Really groovy global policy on Climate Change would be more clever and more accurate than assumptions on averages that were foundational to the hep cats who wrote the United Nations Framework Convention on Climate Change (UNFCCC) Kyoto Protocol.
Why keep up the narrative that there are “developing” nations and “developed” nations ? Some formerly “developing” nations have emissions profiles quite like some “developed” nations today.
Also, why are we taking national averages ? There is stratification of society : the urban and merchant classes in many countries have a much higher Carbon Dioxide emissions count than the poorest in society, even if the countries are wealthy on average.

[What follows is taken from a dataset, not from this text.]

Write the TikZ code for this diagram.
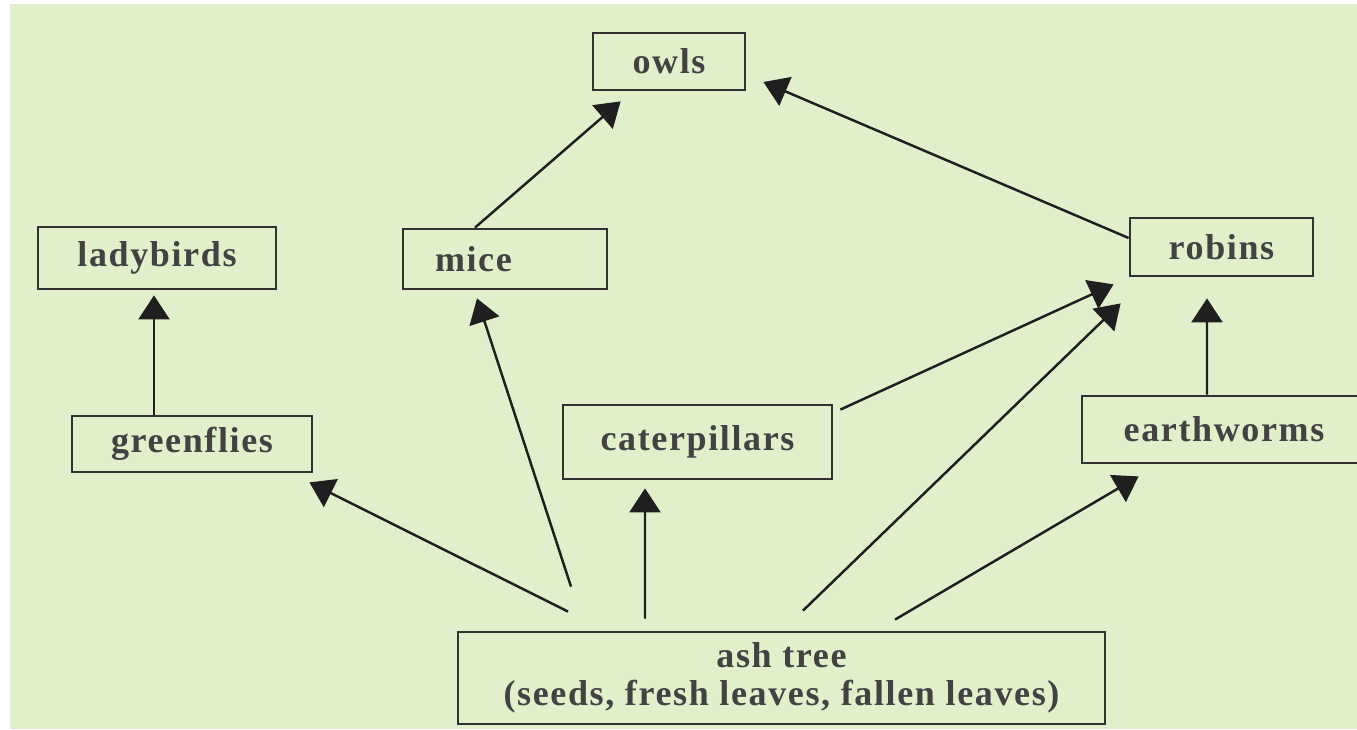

The wealthy are high emitters, no matter what region of the world they come from. Work done in 2009 by an international group that included Princeton University Professors Robert Socolow and Stephen Pacala, took four main regions of the world, and showed that the emissions profile of the populations were very similar :-
https://www.pnas.org/content/early/2009/07/02/0905232106.full.pdf+html
https://wwwp.dailyclimate.org/tdc-newsroom/2009/07/Solving-the-climate-dilemma-one-billion-emitters
“The result is a series of projections showing the distribution of individual emissions for different regions. Each country worldwide would be assigned an emissions target based on the number of “high-emitter” individuals within their borders and their aggregate emissions. While all emissions contribute to global warming, the authors found that targeting the highest billion or so emitters gives the rest of the world room to continue to grow and develop. “In principle,” the authors wrote, “no country gets a pass, because even in the poorest countries some individuals have CO2 [Carbon Dioxide] emissions above the universal emissions cap.”…The idea was born, in part, from travels to India and other developing countries, Socolow said, where thriving cities support a middle and upper class enjoying a decidedly high-carbon lifestyle. “Lack of attention to sustainable objectives in the developing world among people who live like us means they’re going to replicate the same wastefulness,” he said. “If those countries are given a free pass for the next decade or two, they’re going to use that time to do the same foolish things we did.”…”
From the chart above, you can easily see that about 300 million individuals in each one of the four regions show a very similar distribution of high Carbon Dioxide emissions.
They are living beyond their Carbon means, using up too much of the Climate space, emitting above the “thin blue line” of safe emissions levels.
These are the people who are responsible for Global Warming, not the populous poor.
This should matter to the international Climate Change negotiations for a framework to follow the Kyoto Protocol.
It’s time to jive boogie to a different tune.